Золотое весло | страница 55
Надеюсь, что женщины, чувствуя в мужчинах этот талант, будут особенно бережны и нежны. Мужчины, надо полагать, ответят им тем же. Не потому ли так трогают слова молодого невольника из стихов Гейне: «Полюбив, мы умираем!» — что в них великодушная мужская сила размягчена детской беззащитностью перед этим миром?
Тому, кто склонен сегодня гордиться способностью сохранить сердце в целости при любых обстоятельствах, я посоветовал бы, перефразировав чуть слова гейневского невольника, заявить о себе: от любви мы не умираем — и вслушаться сосредоточенно в эту формулу…
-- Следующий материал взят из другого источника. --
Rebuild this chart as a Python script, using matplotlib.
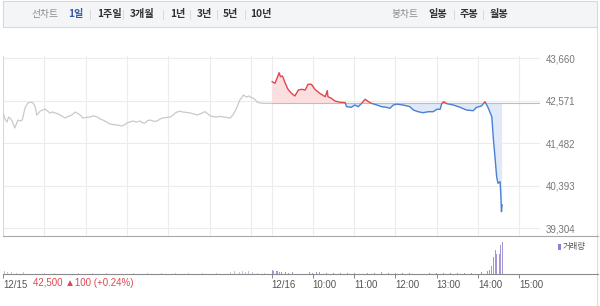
import numpy as np
import matplotlib.pyplot as plt
from matplotlib.patches import Rectangle

plt.rcParams['font.family'] = ['Liberation Sans', 'Noto Sans CJK KR', 'DejaVu Sans']

# price of previous day (12/15), minutes since 9:00
prev_t = [0, 3, 6, 8, 10, 13, 17, 20, 22, 25, 28, 32, 36, 40, 44, 47, 49, 52, 54, 58, 61, 65, 68, 72, 76,
          80, 83, 87, 90, 95, 100, 103, 105, 109, 112, 116, 121, 126, 131, 137, 141, 145, 150, 155, 160,
          166, 170, 173, 177, 180, 185, 189, 194, 199, 203, 206, 210, 214, 219, 224, 228, 232, 238, 243,
          247, 250, 253, 257, 261, 266, 272, 277, 282, 286, 290, 293, 296, 301, 306, 311, 316, 320, 325,
          330, 334, 337, 340, 344, 347, 349, 352, 354, 357, 359, 363, 366, 369, 373, 380, 390]
prev_p = [42254, 42100, 42024, 42150, 42126, 42060, 41871, 42000, 42075, 42050, 42075, 42382, 42510, 42530,
          42510, 42400, 42203, 42260, 42305, 42330, 42356, 42300, 42254, 42280, 42254,
          42230, 42203, 42160, 42126, 42170, 42203, 42250, 42280, 42240, 42203, 42126, 42140, 42152, 42180,
          42152, 42100, 42075, 42030, 41973, 41960, 41947, 41930, 41922, 41960, 41998, 42030, 42050, 42020,
          42050, 42000, 41998, 42060, 42075, 42040, 42050, 42100, 42126, 42140, 42152, 42203, 42250, 42280,
          42300, 42280, 42270, 42254, 42230, 42203, 42230, 42254, 42290, 42254, 42178, 42160, 42152, 42170,
          42152, 42140, 42126, 42203, 42300, 42408, 42586, 42650, 42714, 42680, 42663, 42690, 42663, 42638,
          42600, 42535, 42510, 42500, 42500]

# price of 12/16, minutes since 9:00
today_t = [1, 5, 8, 11, 13, 16, 20, 24, 29, 34, 39, 44, 49, 53, 58, 63, 70, 78, 81, 82, 87, 92, 99, 107,
           109, 116, 121, 126, 131, 136, 141, 145, 153, 160, 167, 172, 177, 182, 191, 201, 206, 213, 220,
           228, 235, 240, 245, 247, 250, 255, 264, 274, 283, 293, 298, 305, 310, 314, 320, 322, 325, 327,
           329, 332, 333, 334, 335]
today_p = [43054, 43013, 43141, 43284, 43182, 43200, 43013, 42860, 42758, 42689, 42842, 42860, 42842,
           42988, 42988, 42860, 42758, 42671, 42824, 42671, 42630, 42561, 42530, 42520,
           42415, 42400, 42459, 42415, 42502, 42605, 42543, 42502, 42459, 42415, 42400, 42374, 42459,
           42480, 42459, 42415, 42331, 42287, 42262, 42287, 42287, 42349, 42349, 42480, 42543, 42490,
           42459, 42400, 42331, 42313, 42400, 42433, 42543, 42415, 42160, 41648, 41053, 40626, 40457,
           40498, 40210, 39731, 39903]

base_price = 42500
y_ticks = [39304, 40393, 41482, 42571, 43660]

# volume (minutes since 9:00 of each day)
prev_vol_t = [2, 6, 12, 20, 30, 45, 60, 75, 90, 110, 130, 150, 170, 190, 210, 230, 250, 270, 290, 310,
              330, 336, 340, 344, 348, 352, 356, 362, 370, 380]
prev_vol = [6, 4, 5, 3, 4, 3, 3, 2, 3, 2, 3, 2, 2, 3, 2, 3, 2, 3, 2, 3, 4, 6, 7, 5, 8, 5, 6, 4, 3, 3]
today_vol_t = [1, 3, 5, 7, 9, 12, 15, 20, 25, 30, 40, 50, 55, 60, 65, 70, 80, 90, 100, 110, 120, 130,
               140, 150, 160, 170, 180, 190, 200, 210, 220, 230, 240, 250, 260, 270, 280, 290, 300,
               305, 310, 314, 317, 320, 322, 325, 327, 329, 331, 333, 336]
today_vol = [9, 8, 7, 6, 8, 5, 4, 4, 3, 4, 3, 4, 5, 3, 4, 4, 3, 3, 2, 3, 2, 3, 2, 3, 4, 3, 2, 3, 2, 3,
             4, 3, 2, 3, 3, 2, 3, 2, 3, 4, 5, 8, 10, 20, 44, 62, 53, 48, 52, 75, 84]

tabs = ['1일', '1주일', '3개월', '1년', '3년', '5년', '10년']
candle_tabs = ['일봉', '주봉', '월봉']
hour_labels = ['10:00', '11:00', '12:00', '13:00', '14:00', '15:00']

W, H = 600, 306
fig = plt.figure(figsize=(6, 3.06), dpi=100)

# background / frame in pixel coords
bg = fig.add_axes([0, 0, 1, 1], zorder=-1)
bg.set_xlim(0, W)
bg.set_ylim(H, 0)
bg.axis('off')
bg.add_patch(Rectangle((3, 0.5), 594, 26.5, facecolor='#f4f5f7', edgecolor='#d6d8dc', lw=0.8))
bg.plot([597, 597], [27, 306], color='#dcdcdc', lw=0.8)
bg.plot([3, 598], [236, 236], color='#a8a8a8', lw=0.8)
bg.plot([3, 598], [273.7, 273.7], color='#8a8a8a', lw=0.8)

kr = ['Noto Sans CJK KR', 'DejaVu Sans']
bg.text(32, 14.5, '선차트', fontsize=7, color='#8a8a8a', family=kr, va='center')
tab_x = [68, 97, 130, 170, 197, 223, 250]
sep_x = [90, 123, 163, 190, 217, 245]
for lab, x in zip(tabs, tab_x):
    bg.text(x, 14.5, lab, fontsize=7.3, fontweight='bold', family=kr, va='center',
            color='#3a5ba8' if lab == '1일' else '#333333')
for x in sep_x:
    bg.plot([x, x], [10, 19], color='#dadada', lw=0.7)
bg.text(392, 14.5, '봉차트', fontsize=7, color='#8a8a8a', family=kr, va='center')
for lab, x in zip(candle_tabs, [428, 460, 490]):
    bg.text(x, 14.5, lab, fontsize=7.3, fontweight='bold', family=kr, va='center', color='#333333')
for x in [454, 483]:
    bg.plot([x, x], [10, 19], color='#dadada', lw=0.7)

# main price axes
ylo, yhi = 39110, 43700
ppu = 42.6 / 1089
top_px = 58 - (yhi - 43660) * ppu
ax = fig.add_axes([3 / W, 1 - 236 / H, 537 / W, (236 - top_px) / H])
ax.set_facecolor('none')
ax.set_xlim(0, 780)
ax.set_ylim(ylo, yhi)
for s in ax.spines.values():
    s.set_visible(False)
ax.axvline(0, color='#d8d8d8', lw=0.8)
grid_t = [60, 120, 180, 240, 300, 360, 390, 450, 510, 570, 630, 690, 750]
for t in grid_t:
    ax.axvline(t, color='#ececec', lw=0.8, zorder=0)
for v in y_ticks:
    ax.axhline(v, color='#ececec', lw=0.8, zorder=0)
ax.set_xticks([])
ax.yaxis.tick_right()
ax.set_yticks(y_ticks)
ax.set_yticklabels([f'{v:,}' for v in y_ticks])
ax.tick_params(axis='y', length=0, pad=4, labelsize=7, labelcolor='#777777')

ax.plot(prev_t, prev_p, color='#c9c9c9', lw=0.9)
ax.plot([390, 780], [base_price, base_price], color='#bdbdbd', lw=0.8)

tt = 390 + np.array(today_t)
pp = np.array(today_p)
ax.fill_between(tt, pp, base_price, where=pp >= base_price, interpolate=True,
                color='#fbdfe0', lw=0)
ax.fill_between(tt, pp, base_price, where=pp <= base_price, interpolate=True,
                color='#dfe9f8', lw=0)
up = Rectangle((0, base_price), 780, yhi - base_price, transform=ax.transData)
dn = Rectangle((0, ylo), 780, base_price - ylo, transform=ax.transData)
l1, = ax.plot(tt, pp, color='#e0464e', lw=1.0)
l1.set_clip_path(up)
l2, = ax.plot(tt, pp, color='#4a80d2', lw=1.0)
l2.set_clip_path(dn)

# volume axes
vax = fig.add_axes([3 / W, 1 - 273.7 / H, 537 / W, 37.7 / H])
vax.set_facecolor('none')
vax.set_xlim(0, 780)
vax.set_ylim(0, 100)
for s in vax.spines.values():
    s.set_visible(False)
vax.bar(prev_vol_t, prev_vol, width=1.2, color='#c8c4d8', lw=0)
vax.bar(390 + np.array(today_vol_t), today_vol, width=1.2, color='#a596d8', lw=0)
vax.set_yticks([])
xt = [0, 390, 450, 510, 570, 630, 690, 750]
vax.set_xticks(xt)
vax.set_xticklabels(['12/15', '12/16'] + hour_labels)
for lab in vax.get_xticklabels():
    lab.set_horizontalalignment('left')
vax.tick_params(axis='x', length=3, width=0.7, color='#888888', pad=1.5, labelsize=7,
                labelcolor='#555555')

bg.text(33, 283, '42,500 ▲100 (+0.24%)', fontsize=7, color='#e0464e', va='center')
bg.add_patch(Rectangle((558, 244), 2.5, 6, color='#8f80d0', lw=0))
bg.text(562.5, 247, '거래량', fontsize=6, family=kr, color='#555555', va='center')

fig.savefig('out.png', dpi=100)
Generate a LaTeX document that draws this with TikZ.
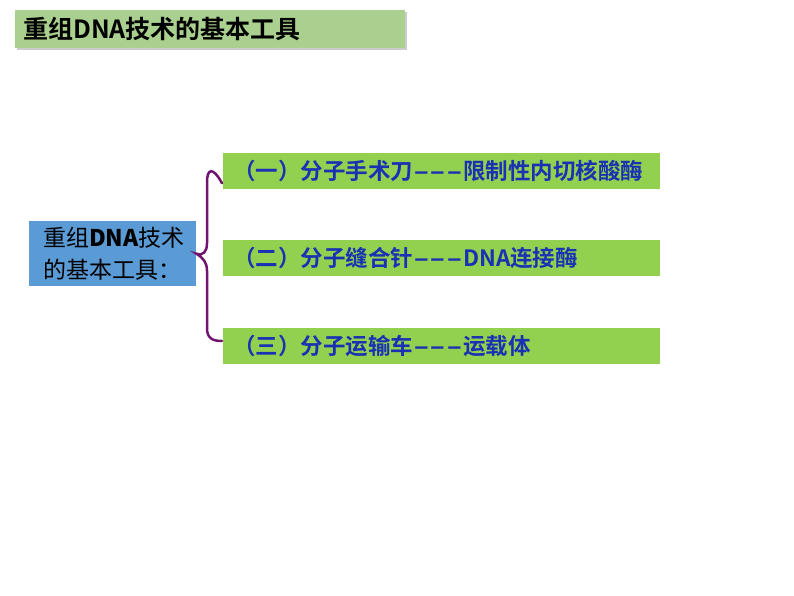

«Он не способен умереть от любви», — скажут когда-нибудь о человеке несмелом, духовно бедном, нецеломудренном. И тогда, может быть, может быть…
Вот перед наглухо заколоченным домом, в котором столетняя старуха спасается от смерти, появился юноша со светло-зеленым пузырьком в руках. «В нем первая ночь и первый день после первого часа, когда вам исполнилось восемнадцать лет», — говорит он. (Я излагаю сюжет рассказа Брэдбери, рассказа, повествующего о том, что двадцать четыре часа счастья стоят десяти тысяч миллионов лет.) Старуха, не открывавшая ставен ни мальчишкам, ни почтальонам, ни разносчикам, ни солнечным лучам, — ей казалось, что она обманула судьбу и не умрет никогда, — тянется к пузырьку, выпивает его содержимое. И вот она выходит из дому — юная, быстрая, как птица, солнце обрушивает на нее лучи, в мире воцаряется особый дух, — дух Начала и первого часа после Начала. А потом, через двадцать четыре часа, в которые уместятся и лес, и ягоды, и поездка в город, белое платье, легкое, как паутинка, веселый обед, красивые туфли, берег озера, смех и конфетти, они вернутся обратно, и юноша исполнит обещание — не покинет ее в земле «десять тысяч миллионов лет».
Эта фантастическая старуха Брэдбери — не развернутая ли она метафора человеческого сердца?
Этот особый дух Начала и первого часа после Начала — не захочет ли человеческое сердце, чтобы испытать его, разбить тяжелые ставни, защищавшие темный и бедный покой?!
«Нет радостнее вещи…»
Изредка он разрешал себе «страшную мечту»: думал, что, «если бы у меня было то, что есть у него… руки и ноги, возможность двигаться по необъятному миру… то что было бы?». И отвечал: «…я побежал бы стремительно и неудержимо. Я жил бы жадно, до безумия. Вырвавшись из девятилетней неподвижности, я был бы беспокойнейшим человеком, я бы не уходил с работы, пока не насытился ею». («Мои мечты», беседа с корреспондентом «Комсомольской правды», 1936 год.)